The CloudWatch embedded metric format allows you to generate custom metrics asynchronously in the form of logs written to CloudWatch Logs. You can embed custom metrics alongside detailed log event data, and CloudWatch automatically extracts the custom metrics so that you can visualize and alarm on them, for real-time incident detection. Additionally, the detailed log events associated with the extracted metrics can be queried using CloudWatch Logs Insights to provide deep insights into the root causes of operational events.
Embedded metric format helps you generate actionable custom metrics from ephemeral resources such as Lambda functions and containers.
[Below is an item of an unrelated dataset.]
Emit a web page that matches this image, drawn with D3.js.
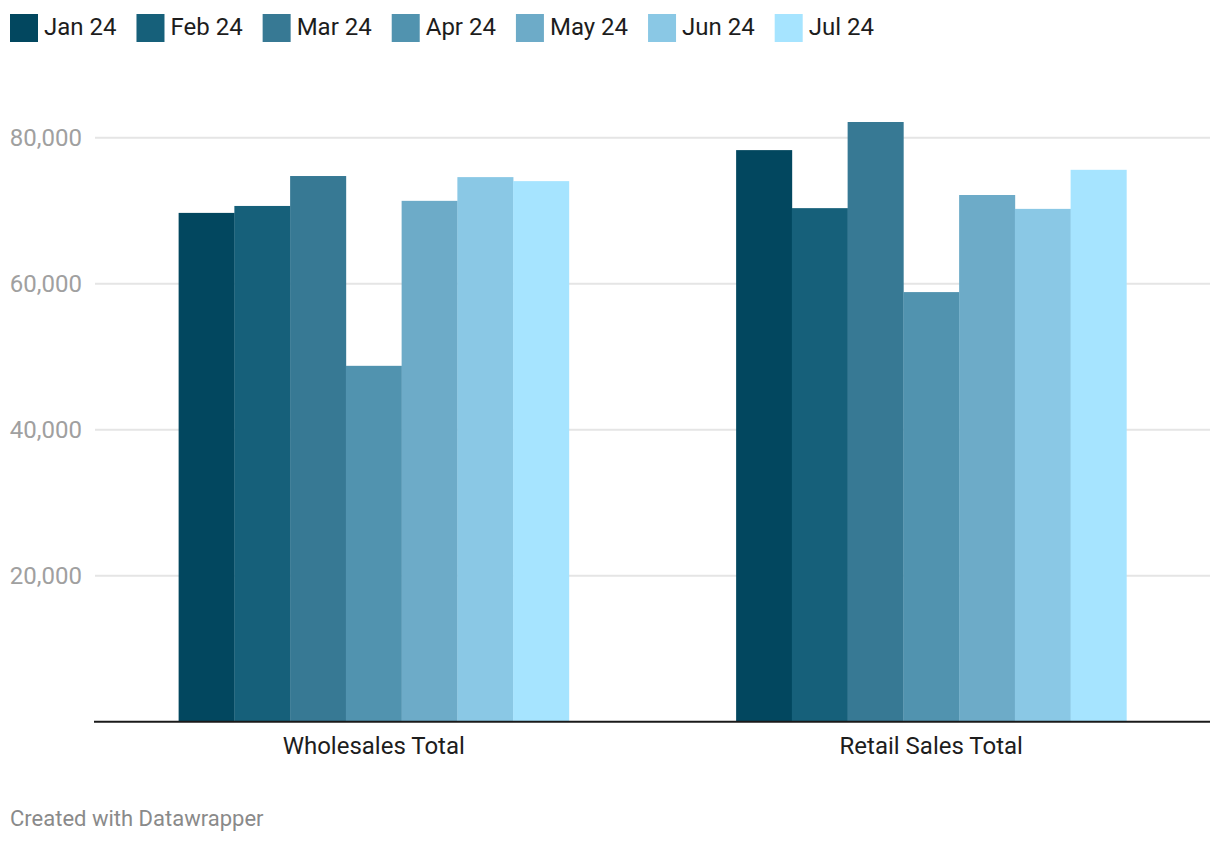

By using the embedded metric format to send logs from these ephemeral resources, you can now easily create custom metrics without having to instrument or maintain separate code, while gaining powerful analytical capabilities on your log data.
This repositoriy extracts a part of the core CDK construct architecture that Buy with Prime uses and translated to use public packages without Amazon proprietary information. Yes, this repository is complex for what it does out of the box, but it's intentional. We wanted to suggest a way to set up a scalable and maintainable CDK base constructs. If you'd like to take it to put in action in your environment, we suggest to consider the following.
-
Be aware the sets of AWS services that you want to promote in your teams. You would plug those sets to Monitoring Facade to enable default monitoring for them.
-
With default metrics and log queries, come up with a good default set ups to make room for customization. The sub-bullets are the default configurations defined in this repository, but you can definitely add.
- Default metric period (1 min)
- Default units for metrics (ms, s, etc.)
- Default log retention period
- Default color schemes and widget sizes
-
As you expand this out in production, the key for success lies in the flexibility for the individual developers to come up with custom metrics and log queries. For that, take a deep look into how the service adapter is authored and make sure your team has a good documented guidance for customization.